The next thing, he recalled, "there was a tremendous explosion and I found myself hurtling through the air". Whether he was pushed or blown out, he could not say for certain though he thought it was the former.

Plummeting earthwards, he reacted fast though his memory of his fall was fuzzy. "I don't remember pulling the ripcord," he said, "but I must have done it instinctively. I landed flat and hard on my back."

He was winded, his uniform was scorched and his shoes were nowhere to be seen, but otherwise he was miraculously unharmed. "I remember looking at my watch," he said, "and seeing it was only nine minutes since we took the flak."

Nine minutes of supreme, almost incomprehensible, valour that cost the lives of seven brave men and which would ultimately be recognised by the posthumous award of the Victoria Cross to David Lord.

Harry escaped into a farmyard before joining up with paratroopers with whom he fought until being overrun and taken prisoner a few hours later - some five days before the battle ended and the last airborne survivors were evacuated across the Lower Rhine.

One of more than 6,500 men captured at Arnhem, he returned home to receive the Dutch Bronze Cross and to resume his career as a policeman.

Strangely, there was no similar honour from his own country.
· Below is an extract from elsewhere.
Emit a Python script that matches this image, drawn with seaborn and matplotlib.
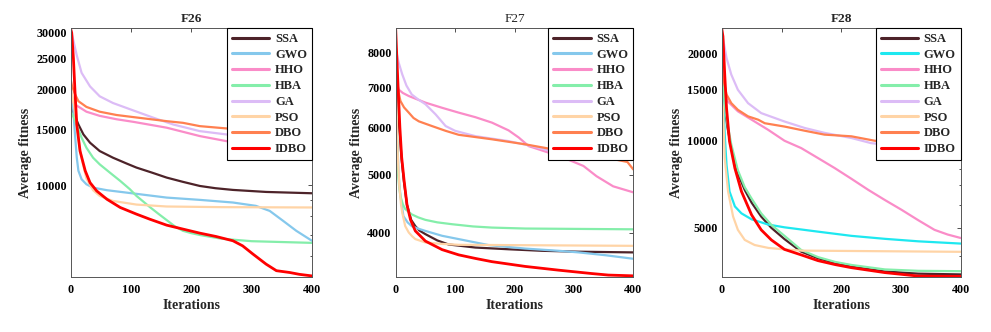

But if it rankled, he never spoke of it. His only complaint was the lack of recognition given to the army despatchers. "These men were not volunteers like aircrew," he said, "they received no 'flying pay', yet were, without doubt, superb in their fulfilment of duty even though KG374 was burning for the whole period over the dropping zone."

Ultimately, his greatest reward was 40 more years of life. As the sole survivor of KG374, Harry King lived to see the creation of a KG374 Dakota Memorial at RAF Cosford shortly before his death in 1984.

Today, his ashes lie beside All Saints Church, Down Ampney, a lasting reminder of one of the most gallant missions in RAF history which began just a few hundred yards away on a runway bound for Arnhem and a mission too far.